• _WORK TO DO_
Return, without pictures, the lines from the start of the data through the one that contains "const yTicks = [0, 200, 400, 600, 800, 1000, 1200];".

• _RECORD EXCERPTS_
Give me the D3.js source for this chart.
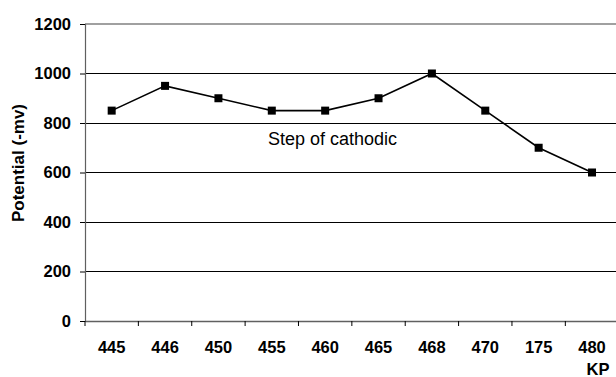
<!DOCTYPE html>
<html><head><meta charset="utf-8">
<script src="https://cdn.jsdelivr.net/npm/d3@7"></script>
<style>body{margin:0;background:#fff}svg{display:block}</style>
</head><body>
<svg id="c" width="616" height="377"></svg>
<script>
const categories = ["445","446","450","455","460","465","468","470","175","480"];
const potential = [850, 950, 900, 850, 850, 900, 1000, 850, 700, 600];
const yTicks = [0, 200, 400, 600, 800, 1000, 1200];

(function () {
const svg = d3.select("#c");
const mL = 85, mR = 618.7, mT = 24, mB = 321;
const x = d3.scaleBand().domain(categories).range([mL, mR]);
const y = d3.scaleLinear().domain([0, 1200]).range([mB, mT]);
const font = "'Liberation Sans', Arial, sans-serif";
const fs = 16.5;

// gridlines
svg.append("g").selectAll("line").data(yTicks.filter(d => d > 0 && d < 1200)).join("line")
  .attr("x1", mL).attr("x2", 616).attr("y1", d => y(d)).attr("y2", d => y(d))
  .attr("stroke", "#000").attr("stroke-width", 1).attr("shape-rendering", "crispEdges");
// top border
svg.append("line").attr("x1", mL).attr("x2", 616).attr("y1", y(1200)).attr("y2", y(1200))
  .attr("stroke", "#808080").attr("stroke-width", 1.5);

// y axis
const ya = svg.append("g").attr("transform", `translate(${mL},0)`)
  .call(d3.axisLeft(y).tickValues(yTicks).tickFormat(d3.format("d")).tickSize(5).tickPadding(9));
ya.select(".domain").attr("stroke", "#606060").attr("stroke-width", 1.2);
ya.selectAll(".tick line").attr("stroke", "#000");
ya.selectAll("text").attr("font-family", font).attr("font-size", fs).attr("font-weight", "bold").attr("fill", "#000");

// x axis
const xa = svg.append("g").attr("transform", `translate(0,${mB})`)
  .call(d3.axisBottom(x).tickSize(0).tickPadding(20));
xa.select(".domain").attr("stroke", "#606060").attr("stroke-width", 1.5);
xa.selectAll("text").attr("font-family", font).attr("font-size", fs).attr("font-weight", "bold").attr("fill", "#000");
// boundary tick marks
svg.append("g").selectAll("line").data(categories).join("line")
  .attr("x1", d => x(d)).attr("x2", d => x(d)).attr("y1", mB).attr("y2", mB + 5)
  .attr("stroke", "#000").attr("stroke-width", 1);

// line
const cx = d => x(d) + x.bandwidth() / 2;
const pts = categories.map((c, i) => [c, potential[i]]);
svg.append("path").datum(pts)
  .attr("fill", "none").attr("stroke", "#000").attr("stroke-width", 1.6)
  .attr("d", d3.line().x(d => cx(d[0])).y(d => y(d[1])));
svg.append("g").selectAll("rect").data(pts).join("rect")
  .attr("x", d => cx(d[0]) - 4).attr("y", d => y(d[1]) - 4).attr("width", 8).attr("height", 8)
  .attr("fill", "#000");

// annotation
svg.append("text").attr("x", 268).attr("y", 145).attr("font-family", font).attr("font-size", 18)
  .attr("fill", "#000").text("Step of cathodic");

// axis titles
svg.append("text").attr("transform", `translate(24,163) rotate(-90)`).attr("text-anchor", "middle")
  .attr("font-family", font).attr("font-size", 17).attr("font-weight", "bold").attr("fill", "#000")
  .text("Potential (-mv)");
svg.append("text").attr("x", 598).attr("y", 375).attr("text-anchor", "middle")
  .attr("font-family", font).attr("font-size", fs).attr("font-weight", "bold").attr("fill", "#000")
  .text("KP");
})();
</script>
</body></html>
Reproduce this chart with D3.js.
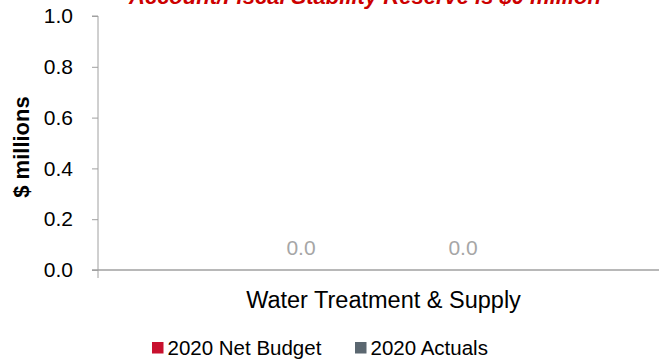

• _RESPONSE TO THE TASK_
Give me the D3.js source for this chart.
<!DOCTYPE html>
<html><head><meta charset="utf-8">
<script src="https://cdn.jsdelivr.net/npm/d3@7"></script>
<style>body{margin:0;background:#fff}svg{display:block}</style>
</head><body>
<svg id="c" width="616" height="377"></svg>
<script>
const categories = ["445","446","450","455","460","465","468","470","175","480"];
const potential = [850, 950, 900, 850, 850, 900, 1000, 850, 700, 600];
const yTicks = [0, 200, 400, 600, 800, 1000, 1200];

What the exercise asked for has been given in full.